Türk Toplumu kendi engellerini aşmalıdır

Türk topluluğunun kendi içinde siyasi farkındalığı zayıf gözüküyor. Topluluk olumlu gelişmeler olsa da siyasi katılımda ve temsilde sınırlı kalıyor. Katılanlar da siyaseti merkez eksenli ve basit düşünüyor. Oysa ki, öncelikle ayağının bastığı yerden uzağa gidileceğini bilmek gerekiyor. Ayrıca bilgi eksikliği ve tecrübesizlik nedeniyle demokratik süreç ve kurumlara yeterince güven duyulamıyor. Dolayısıyle kendi sorun ve beklentilerini Alman toplumunun parçası yapmakta eksik kalıyorlar. Artık doğru yöntemlerle hareket etmek ve bu kısır döngüden kurtulmak gerekiyor.
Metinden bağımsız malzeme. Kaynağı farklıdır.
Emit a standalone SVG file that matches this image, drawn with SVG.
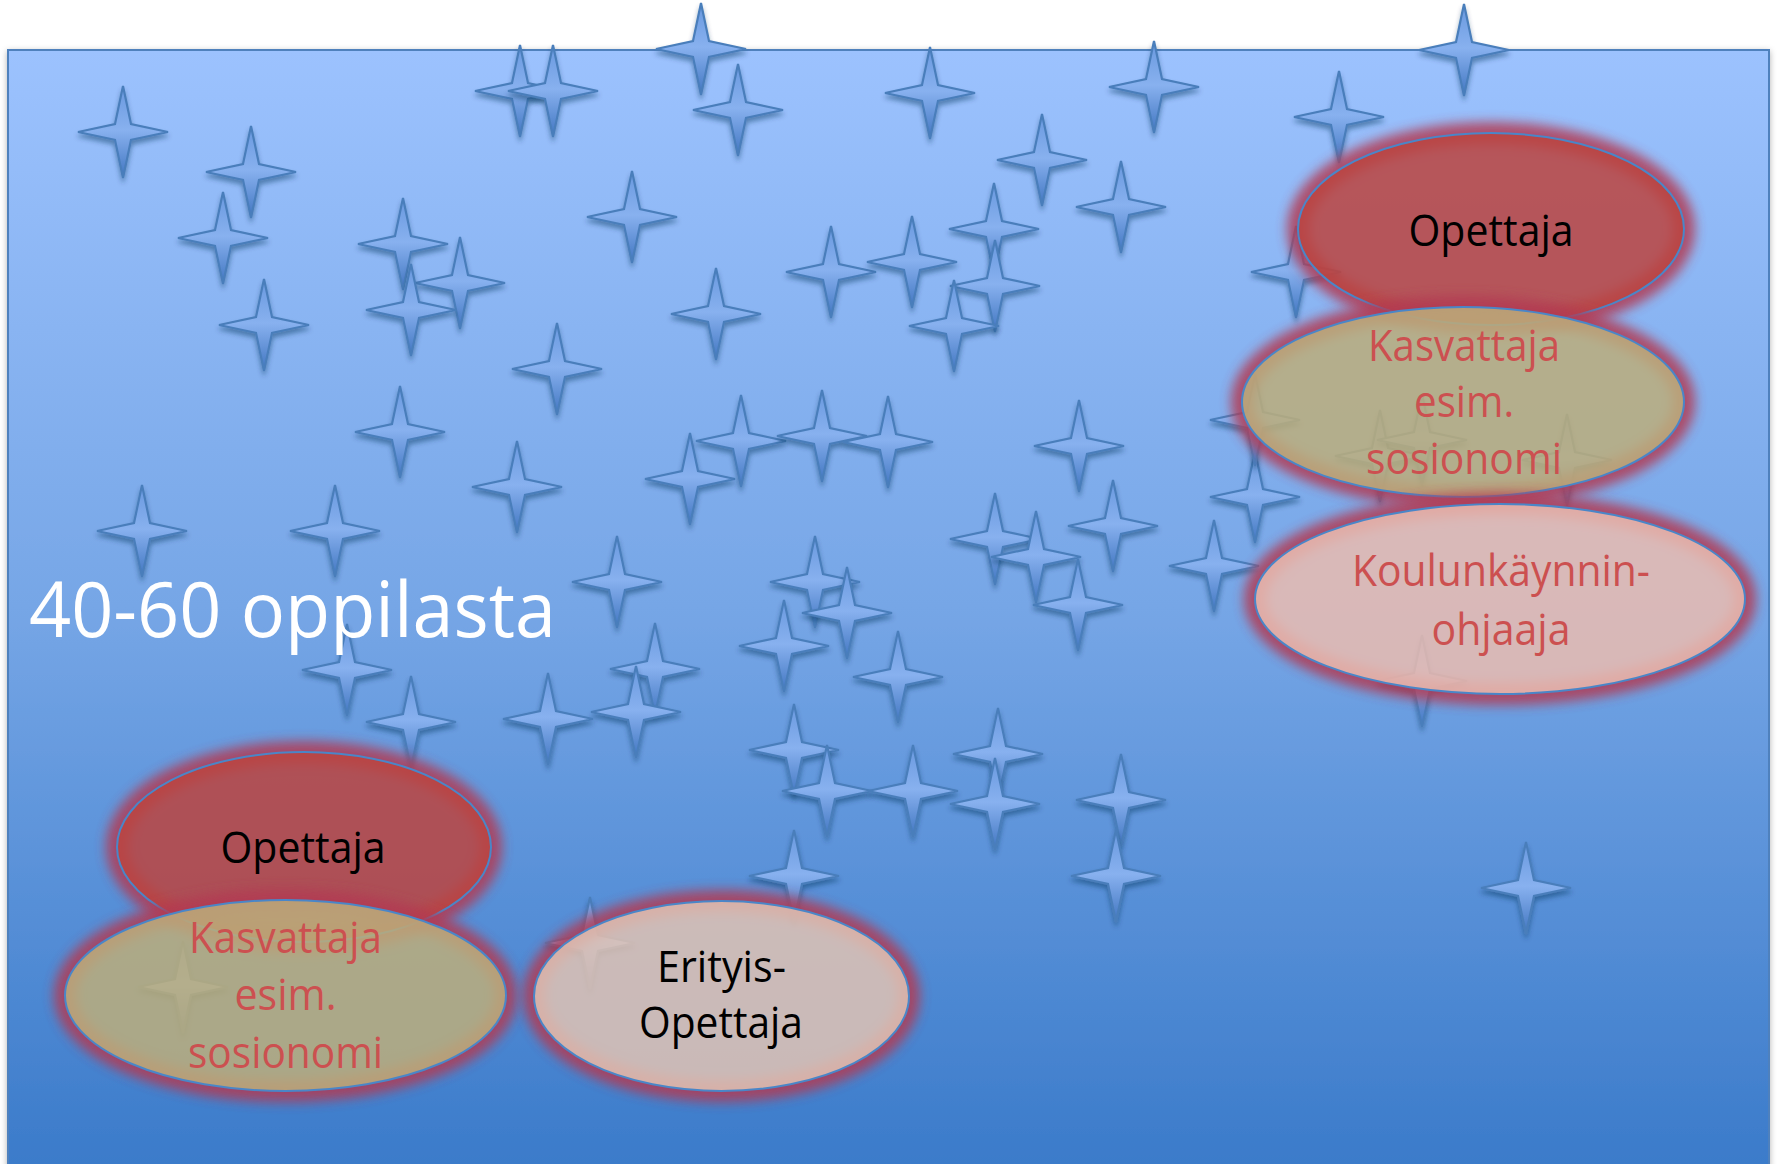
<svg xmlns="http://www.w3.org/2000/svg" xmlns:xlink="http://www.w3.org/1999/xlink" width="1779" height="1164" viewBox="0 0 1779 1164">
<defs>
<linearGradient id="bg" gradientUnits="userSpaceOnUse" x1="0" y1="50" x2="0" y2="1164">
<stop offset="0" stop-color="#9CC2FE"/>
<stop offset="0.5" stop-color="#76A6E6"/>
<stop offset="1" stop-color="#3B7BCA"/>
</linearGradient>
<linearGradient id="sg" x1="0" y1="0" x2="0" y2="1">
<stop offset="0" stop-color="#6898DE"/>
<stop offset="0.48" stop-color="#88B1EF"/>
<stop offset="1" stop-color="#4075C0"/>
</linearGradient>
<filter id="shadow" x="-30%" y="-30%" width="160%" height="170%">
<feDropShadow dx="0" dy="4" stdDeviation="2.5" flood-color="#10305A" flood-opacity="0.45"/>
</filter>
<filter id="rshadow" x="-2%" y="-2%" width="104%" height="104%">
<feDropShadow dx="0" dy="2" stdDeviation="3" flood-color="#000" flood-opacity="0.3"/>
</filter>
<filter id="blur" x="-20%" y="-40%" width="140%" height="180%">
<feGaussianBlur stdDeviation="6"/>
</filter>
<path id="star" d="M0,-46 L8,-8 L45,0 L8,8 L0,46 L-8,8 L-45,0 L-8,-8 Z" fill="url(#sg)" stroke="#4A7EBB" stroke-width="2.2" stroke-linejoin="miter"/>
</defs>
<style>
.stars use{filter:url(#shadow)}
.glow{fill:none;stroke:#B23A52;stroke-width:22;opacity:0.85;filter:url(#blur)}
.el{stroke:#4A86C8;stroke-width:2;fill-opacity:0.86}
.t{font-family:"Open Sans","Noto Sans",sans-serif;font-size:43px;text-anchor:middle}
.blk{fill:#000}
.red{fill:#CC5050}
</style>
<rect id="board" x="8" y="50" width="1761" height="1160" fill="url(#bg)" stroke="#4F81BD" stroke-width="2" filter="url(#rshadow)"/>
<g class="stars" id="stars">
<use href="#star" x="123" y="132"/>
<use href="#star" x="251" y="172"/>
<use href="#star" x="223" y="238"/>
<use href="#star" x="264" y="325"/>
<use href="#star" x="403" y="244"/>
<use href="#star" x="460" y="283"/>
<use href="#star" x="411" y="310"/>
<use href="#star" x="520" y="91"/>
<use href="#star" x="553" y="91"/>
<use href="#star" x="557" y="369"/>
<use href="#star" x="701" y="49"/>
<use href="#star" x="738" y="110"/>
<use href="#star" x="930" y="93"/>
<use href="#star" x="1154" y="87"/>
<use href="#star" x="632" y="217"/>
<use href="#star" x="1042" y="160"/>
<use href="#star" x="1121" y="207"/>
<use href="#star" x="994" y="229"/>
<use href="#star" x="831" y="272"/>
<use href="#star" x="912" y="262"/>
<use href="#star" x="995" y="286"/>
<use href="#star" x="954" y="326"/>
<use href="#star" x="716" y="314"/>
<use href="#star" x="1296" y="272"/>
<use href="#star" x="1339" y="117"/>
<use href="#star" x="1464" y="50"/>
<use href="#star" x="400" y="432"/>
<use href="#star" x="517" y="487"/>
<use href="#star" x="142" y="531"/>
<use href="#star" x="335" y="531"/>
<use href="#star" x="617" y="582"/>
<use href="#star" x="690" y="479"/>
<use href="#star" x="347" y="670"/>
<use href="#star" x="655" y="669"/>
<use href="#star" x="636" y="712"/>
<use href="#star" x="411" y="722"/>
<use href="#star" x="548" y="719"/>
<use href="#star" x="741" y="441"/>
<use href="#star" x="822" y="436"/>
<use href="#star" x="888" y="442"/>
<use href="#star" x="1079" y="446"/>
<use href="#star" x="995" y="539"/>
<use href="#star" x="1036" y="557"/>
<use href="#star" x="1113" y="526"/>
<use href="#star" x="1078" y="605"/>
<use href="#star" x="1214" y="566"/>
<use href="#star" x="1255" y="497"/>
<use href="#star" x="815" y="582"/>
<use href="#star" x="847" y="613"/>
<use href="#star" x="784" y="646"/>
<use href="#star" x="898" y="677"/>
<use href="#star" x="794" y="750"/>
<use href="#star" x="827" y="791"/>
<use href="#star" x="913" y="791"/>
<use href="#star" x="998" y="754"/>
<use href="#star" x="995" y="804"/>
<use href="#star" x="1121" y="800"/>
<use href="#star" x="1116" y="876"/>
<use href="#star" x="794" y="876"/>
<use href="#star" x="1526" y="888"/>
<use href="#star" x="1255" y="420"/>
<use href="#star" x="1380" y="456"/>
<use href="#star" x="1422" y="440"/>
<use href="#star" x="1567" y="460"/>
<use href="#star" x="1422" y="681"/>
<use href="#star" x="183" y="987"/>
<use href="#star" x="590" y="943"/>
</g>
<text id="count" x="29" y="637" font-family="'Open Sans','Noto Sans',sans-serif" font-size="77" fill="#FFFFFF" textLength="527" lengthAdjust="spacingAndGlyphs">40-60 oppilasta</text>
<g id="connectors"/>
<g id="opettaja-right">
<ellipse class="glow" cx="1491" cy="229" rx="193" ry="96"/>
<ellipse class="el" cx="1491" cy="229" rx="193" ry="96" fill="#BC4540"/>
<text class="t blk" x="1491" y="246" font-size="44" textLength="165" lengthAdjust="spacingAndGlyphs">Opettaja</text>
</g>
<g id="kasvattaja-right">
<ellipse class="glow" cx="1463" cy="402" rx="221" ry="95"/>
<ellipse class="el" cx="1463" cy="402" rx="221" ry="95" fill="#BCAE7B"/>
<text class="t red" x="1464" y="361" font-size="44" textLength="192" lengthAdjust="spacingAndGlyphs">Kasvattaja</text>
<text class="t red" x="1464" y="417" font-size="44" textLength="100" lengthAdjust="spacingAndGlyphs">esim.</text>
<text class="t red" x="1464" y="474" font-size="44" textLength="196" lengthAdjust="spacingAndGlyphs">sosionomi</text>
</g>
<g id="koulunkaynninohjaaja">
<ellipse class="glow" cx="1500" cy="599" rx="245" ry="95"/>
<ellipse class="el" cx="1500" cy="599" rx="245" ry="95" fill="#E9BBB0"/>
<text class="t red" x="1501" y="586" font-size="45" textLength="298" lengthAdjust="spacingAndGlyphs">Koulunkäynnin-</text>
<text class="t red" x="1501" y="645" font-size="45" textLength="139" lengthAdjust="spacingAndGlyphs">ohjaaja</text>
</g>
<g id="opettaja-left">
<ellipse class="glow" cx="304" cy="847" rx="187" ry="95"/>
<ellipse class="el" cx="304" cy="847" rx="187" ry="95" fill="#BC4540"/>
<text class="t blk" x="303" y="863" font-size="44" textLength="165" lengthAdjust="spacingAndGlyphs">Opettaja</text>
</g>
<g id="kasvattaja-left">
<ellipse class="glow" cx="285.5" cy="995.5" rx="220.5" ry="95.5"/>
<ellipse class="el" cx="285.5" cy="995.5" rx="220.5" ry="95.5" fill="#BCAE7B"/>
<text class="t red" x="285.5" y="953" font-size="44" textLength="193" lengthAdjust="spacingAndGlyphs">Kasvattaja</text>
<text class="t red" x="285.5" y="1010" font-size="44" textLength="102" lengthAdjust="spacingAndGlyphs">esim.</text>
<text class="t red" x="285.5" y="1068" font-size="44" textLength="195" lengthAdjust="spacingAndGlyphs">sosionomi</text>
</g>
<g id="erityisopettaja">
<ellipse class="glow" cx="721.5" cy="996" rx="187.5" ry="95"/>
<ellipse class="el" cx="721.5" cy="996" rx="187.5" ry="95" fill="#DFC2B3"/>
<text class="t blk" x="721.5" y="982" font-size="44" textLength="129" lengthAdjust="spacingAndGlyphs">Erityis-</text>
<text class="t blk" x="721" y="1038" font-size="44" textLength="164" lengthAdjust="spacingAndGlyphs">Opettaja</text>
</g>
</svg>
Stratejik siyasi katılım geliştirilmelidir

Yukarıda anlatılan durum siyasi katılımın akılcı yapılmasını adeta zorlamaktadır. Siyasi talepler konusunda öncelikleri belirlenen ve aceleye getirilmeyen bir katılım şekli benimsenmelidir. Siyasetin uzun erimli emek, tecrübe ve bilgi işi olduğu untulmamalıdır. Öncelikle vatandaş olmanın esası genel siyasi kararları birlikte şekillendirme sorumluluğudur. Toplumu birlikte yönetmek yeteneğine kavuşmak gerekiyor. İkinci olarak toplumdaki karmaşık güç ilişkileri katılımımızı zorlaştırabilir. Malesef topluluk bu konuda yeterince duyarlıklık geliştirmemiştir.

Bu nedenle yerel seçimlerde seçmen grupları ve bağımsız adaylar oluşturup "mağdurların ve sessizlerin sesi olacağım" iddiası ile doğrudan Belediye Başkanı adayı göstermek kestirme yolla sapmak sayılabilir. Doğrudan azınlık temsilini hedefleyip bütünü temsil iddiası şu aşamada acelecidir. Çoğunluk toplumunun kutuplaşma eğilimini arttırabilir. Stratejik katılım anlamında öncelikle her olanaklı ortamda ve fırsatta demokratik hukuk devletinin korunmasına öncelik verilmelidir. Toplumun genel bütünleşmesi için birbirine güven duyarak sağlıklı ilerlemesi yöntemleri tercih edilmelidir.